Higher gas prices are a clear example of that early pressure point, and a signal of how quickly a small cost increase can cascade into broader behavioral shifts.
A recent survey from CNBC shows just how quickly that shift is happening with nearly 80% of Americans adjusting their spending due to higher gas prices. With fuel costs up more than 30% since late February, more than half of respondents say they expect prices to remain elevated for at least six months.
That expectation is where the real behavioral shift begins.
When people believe something is temporary, they tend to absorb it. When they believe it's persistent, they adapt. And that is exactly what is taking place with 60% cutting back on entertainment and more than 50% on travel. What is most alarming is that 40% of respondents say they are reducing spending on essentials like groceries, and 30% are leaning more on credit cards.
For advisors, this isn't just about gas, it's about how quickly discretionary becomes non-discretionary in a client's mind. Dining out and vacations are usually the first to go, but when higher costs linger, the cuts move deeper and can start to impact retirement contributions too.
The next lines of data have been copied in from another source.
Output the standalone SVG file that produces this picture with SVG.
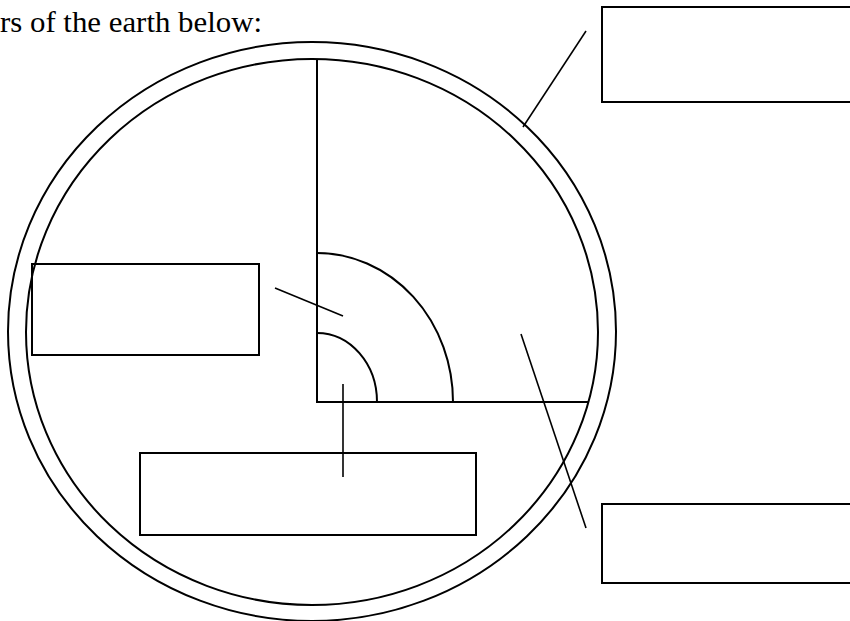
<svg xmlns="http://www.w3.org/2000/svg" width="850" height="621" viewBox="0 0 850 621">
<style>
.s{fill:none;stroke:#000;stroke-width:2}
.b{fill:none;stroke:#000;stroke-width:2}
.l{fill:none;stroke:#000;stroke-width:1.6}
.t{font-family:"Liberation Serif","Times New Roman",serif;font-size:29px;fill:#000}
</style>
<rect width="850" height="621" fill="#fff"/>
<text class="t" x="0" y="32" textLength="262" lengthAdjust="spacingAndGlyphs">rs of the earth below:</text>
<g id="earth">
<ellipse class="s" cx="312" cy="331.5" rx="304" ry="289.5"/>
<ellipse class="s" cx="312" cy="332" rx="286" ry="273"/>
<path class="s" d="M317 59 V402 H588"/>
<path class="s" d="M317 333 A60 69 0 0 1 377 402"/>
<path class="s" d="M317 253 A136 149 0 0 1 453 402"/>
</g>
<g id="connectors">
<line class="l" x1="586" y1="31" x2="523" y2="127"/>
<line class="l" x1="275" y1="288" x2="343" y2="316"/>
<line class="l" x1="343" y1="384" x2="343" y2="477"/>
<line class="l" x1="521" y1="334" x2="586" y2="528"/>
</g>
<g id="box-top-right"><rect class="b" x="602" y="7" width="260" height="95"/></g>
<g id="box-left"><rect class="b" x="32" y="264" width="227" height="91"/></g>
<g id="box-bottom"><rect class="b" x="140" y="453" width="336" height="82"/></g>
<g id="box-bottom-right"><rect class="b" x="602" y="504" width="260" height="79"/></g>
</svg>
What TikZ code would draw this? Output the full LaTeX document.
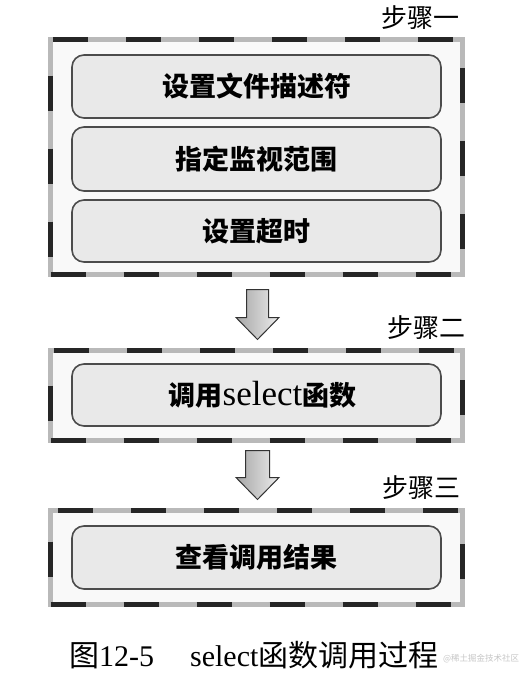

Younger clients, who are more likely to have variable incomes and higher debt levels, may feel this squeeze faster and turn to credit sooner. Older clients, especially those on fixed income, may respond by pulling back spending across the board. In both cases, perception matters as much as reality. Even if gas prices stabilize, the belief that "things are getting more expensive" can stick.
This creates an opening for advisors to have more proactive conversations. Not about gas prices specifically, but about spending resilience. How flexible is the plan if everyday costs stay elevated? Where can clients adjust without derailing long-term goals? And just as importantly, where might they be overcorrecting?
Short-term price shocks often reveal long-term habits. The advisors who pay attention to those shifts — and help clients interpret them — are better positioned to guide decisions that aren't purely reactive.
Because it's rarely just about the gas pump. It's about what clients do next.